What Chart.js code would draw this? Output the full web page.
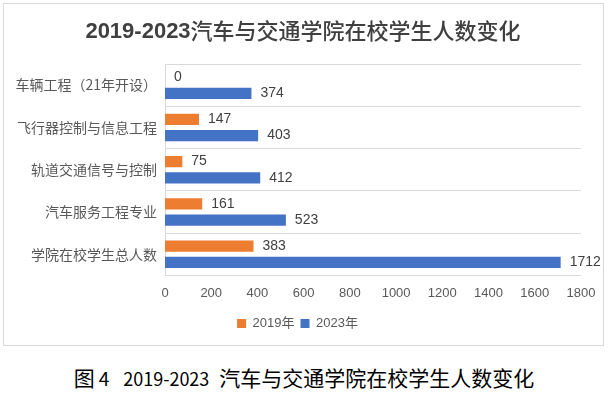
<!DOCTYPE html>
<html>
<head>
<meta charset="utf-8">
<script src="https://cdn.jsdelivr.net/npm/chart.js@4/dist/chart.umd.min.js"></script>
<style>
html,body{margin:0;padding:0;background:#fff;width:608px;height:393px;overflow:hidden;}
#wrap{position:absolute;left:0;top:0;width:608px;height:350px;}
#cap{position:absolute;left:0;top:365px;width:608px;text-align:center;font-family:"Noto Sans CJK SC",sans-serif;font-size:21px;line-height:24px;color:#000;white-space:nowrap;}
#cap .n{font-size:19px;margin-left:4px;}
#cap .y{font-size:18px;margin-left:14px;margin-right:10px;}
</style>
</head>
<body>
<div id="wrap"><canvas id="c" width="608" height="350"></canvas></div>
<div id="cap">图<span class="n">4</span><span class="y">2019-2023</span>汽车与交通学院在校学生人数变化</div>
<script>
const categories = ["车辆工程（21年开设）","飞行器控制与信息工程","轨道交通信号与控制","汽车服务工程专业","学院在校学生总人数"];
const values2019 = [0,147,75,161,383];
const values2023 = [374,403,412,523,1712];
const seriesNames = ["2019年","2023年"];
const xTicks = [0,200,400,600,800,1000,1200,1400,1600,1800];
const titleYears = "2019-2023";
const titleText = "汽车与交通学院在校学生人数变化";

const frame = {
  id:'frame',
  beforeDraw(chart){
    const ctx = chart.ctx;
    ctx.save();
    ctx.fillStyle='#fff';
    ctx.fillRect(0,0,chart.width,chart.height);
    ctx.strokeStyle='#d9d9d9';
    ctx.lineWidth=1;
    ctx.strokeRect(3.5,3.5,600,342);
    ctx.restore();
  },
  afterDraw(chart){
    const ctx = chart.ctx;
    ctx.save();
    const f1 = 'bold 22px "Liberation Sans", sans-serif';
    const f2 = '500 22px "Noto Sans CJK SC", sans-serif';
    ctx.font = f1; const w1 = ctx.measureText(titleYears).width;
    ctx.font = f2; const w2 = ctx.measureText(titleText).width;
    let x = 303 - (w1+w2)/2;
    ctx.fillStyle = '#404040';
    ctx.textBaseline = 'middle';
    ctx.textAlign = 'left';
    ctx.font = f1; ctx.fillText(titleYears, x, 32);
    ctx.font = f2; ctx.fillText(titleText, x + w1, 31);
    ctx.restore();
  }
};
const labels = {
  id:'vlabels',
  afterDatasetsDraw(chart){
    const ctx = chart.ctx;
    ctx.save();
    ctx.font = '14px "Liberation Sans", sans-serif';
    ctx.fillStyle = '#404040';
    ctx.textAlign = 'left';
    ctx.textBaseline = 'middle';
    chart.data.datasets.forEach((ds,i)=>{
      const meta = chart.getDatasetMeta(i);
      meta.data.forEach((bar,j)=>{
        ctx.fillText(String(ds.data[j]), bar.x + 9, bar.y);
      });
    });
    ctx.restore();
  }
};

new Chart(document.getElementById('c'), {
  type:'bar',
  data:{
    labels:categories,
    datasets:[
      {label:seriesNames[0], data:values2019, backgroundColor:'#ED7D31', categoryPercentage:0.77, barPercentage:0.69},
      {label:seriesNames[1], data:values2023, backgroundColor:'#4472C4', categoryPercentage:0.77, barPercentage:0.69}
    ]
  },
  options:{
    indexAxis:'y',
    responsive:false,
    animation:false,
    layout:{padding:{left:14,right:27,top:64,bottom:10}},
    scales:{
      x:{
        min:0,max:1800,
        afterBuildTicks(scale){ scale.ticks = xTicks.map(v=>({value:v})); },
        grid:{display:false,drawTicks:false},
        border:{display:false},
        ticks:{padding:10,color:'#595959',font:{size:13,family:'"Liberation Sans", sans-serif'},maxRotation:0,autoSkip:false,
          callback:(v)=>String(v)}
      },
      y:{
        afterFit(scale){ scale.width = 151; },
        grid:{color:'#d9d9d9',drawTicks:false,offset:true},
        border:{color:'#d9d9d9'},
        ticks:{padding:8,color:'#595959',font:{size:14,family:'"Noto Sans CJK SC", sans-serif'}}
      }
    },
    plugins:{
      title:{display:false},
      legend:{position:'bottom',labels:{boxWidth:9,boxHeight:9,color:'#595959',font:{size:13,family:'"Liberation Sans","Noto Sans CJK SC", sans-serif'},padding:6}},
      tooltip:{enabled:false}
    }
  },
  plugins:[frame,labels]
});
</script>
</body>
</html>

Requirement:
Quote every line word for word and keep the images out of the copy.

Written response:
What Chart.js code would draw this? Output the full web page.
<!DOCTYPE html>
<html>
<head>
<meta charset="utf-8">
<script src="https://cdn.jsdelivr.net/npm/chart.js@4/dist/chart.umd.min.js"></script>
<style>
html,body{margin:0;padding:0;background:#fff;width:608px;height:393px;overflow:hidden;}
#wrap{position:absolute;left:0;top:0;width:608px;height:350px;}
#cap{position:absolute;left:0;top:365px;width:608px;text-align:center;font-family:"Noto Sans CJK SC",sans-serif;font-size:21px;line-height:24px;color:#000;white-space:nowrap;}
#cap .n{font-size:19px;margin-left:4px;}
#cap .y{font-size:18px;margin-left:14px;margin-right:10px;}
</style>
</head>
<body>
<div id="wrap"><canvas id="c" width="608" height="350"></canvas></div>
<div id="cap">图<span class="n">4</span><span class="y">2019-2023</span>汽车与交通学院在校学生人数变化</div>
<script>
const categories = ["车辆工程（21年开设）","飞行器控制与信息工程","轨道交通信号与控制","汽车服务工程专业","学院在校学生总人数"];
const values2019 = [0,147,75,161,383];
const values2023 = [374,403,412,523,1712];
const seriesNames = ["2019年","2023年"];
const xTicks = [0,200,400,600,800,1000,1200,1400,1600,1800];
const titleYears = "2019-2023";
const titleText = "汽车与交通学院在校学生人数变化";

const frame = {
  id:'frame',
  beforeDraw(chart){
    const ctx = chart.ctx;
    ctx.save();
    ctx.fillStyle='#fff';
    ctx.fillRect(0,0,chart.width,chart.height);
    ctx.strokeStyle='#d9d9d9';
    ctx.lineWidth=1;
    ctx.strokeRect(3.5,3.5,600,342);
    ctx.restore();
  },
  afterDraw(chart){
    const ctx = chart.ctx;
    ctx.save();
    const f1 = 'bold 22px "Liberation Sans", sans-serif';
    const f2 = '500 22px "Noto Sans CJK SC", sans-serif';
    ctx.font = f1; const w1 = ctx.measureText(titleYears).width;
    ctx.font = f2; const w2 = ctx.measureText(titleText).width;
    let x = 303 - (w1+w2)/2;
    ctx.fillStyle = '#404040';
    ctx.textBaseline = 'middle';
    ctx.textAlign = 'left';
    ctx.font = f1; ctx.fillText(titleYears, x, 32);
    ctx.font = f2; ctx.fillText(titleText, x + w1, 31);
    ctx.restore();
  }
};
const labels = {
  id:'vlabels',
  afterDatasetsDraw(chart){
    const ctx = chart.ctx;
    ctx.save();
    ctx.font = '14px "Liberation Sans", sans-serif';
    ctx.fillStyle = '#404040';
    ctx.textAlign = 'left';
    ctx.textBaseline = 'middle';
    chart.data.datasets.forEach((ds,i)=>{
      const meta = chart.getDatasetMeta(i);
      meta.data.forEach((bar,j)=>{
        ctx.fillText(String(ds.data[j]), bar.x + 9, bar.y);
      });
    });
    ctx.restore();
  }
};

new Chart(document.getElementById('c'), {
  type:'bar',
  data:{
    labels:categories,
    datasets:[
      {label:seriesNames[0], data:values2019, backgroundColor:'#ED7D31', categoryPercentage:0.77, barPercentage:0.69},
      {label:seriesNames[1], data:values2023, backgroundColor:'#4472C4', categoryPercentage:0.77, barPercentage:0.69}
    ]
  },
  options:{
    indexAxis:'y',
    responsive:false,
    animation:false,
    layout:{padding:{left:14,right:27,top:64,bottom:10}},
    scales:{
      x:{
        min:0,max:1800,
        afterBuildTicks(scale){ scale.ticks = xTicks.map(v=>({value:v})); },
        grid:{display:false,drawTicks:false},
        border:{display:false},
        ticks:{padding:10,color:'#595959',font:{size:13,family:'"Liberation Sans", sans-serif'},maxRotation:0,autoSkip:false,
          callback:(v)=>String(v)}
      },
      y:{
        afterFit(scale){ scale.width = 151; },
        grid:{color:'#d9d9d9',drawTicks:false,offset:true},
        border:{color:'#d9d9d9'},
        ticks:{padding:8,color:'#595959',font:{size:14,family:'"Noto Sans CJK SC", sans-serif'}}
      }
    },
    plugins:{
      title:{display:false},
      legend:{position:'bottom',labels:{boxWidth:9,boxHeight:9,color:'#595959',font:{size:13,family:'"Liberation Sans","Noto Sans CJK SC", sans-serif'},padding:6}},
      tooltip:{enabled:false}
    }
  },
  plugins:[frame,labels]
});
</script>
</body>
</html>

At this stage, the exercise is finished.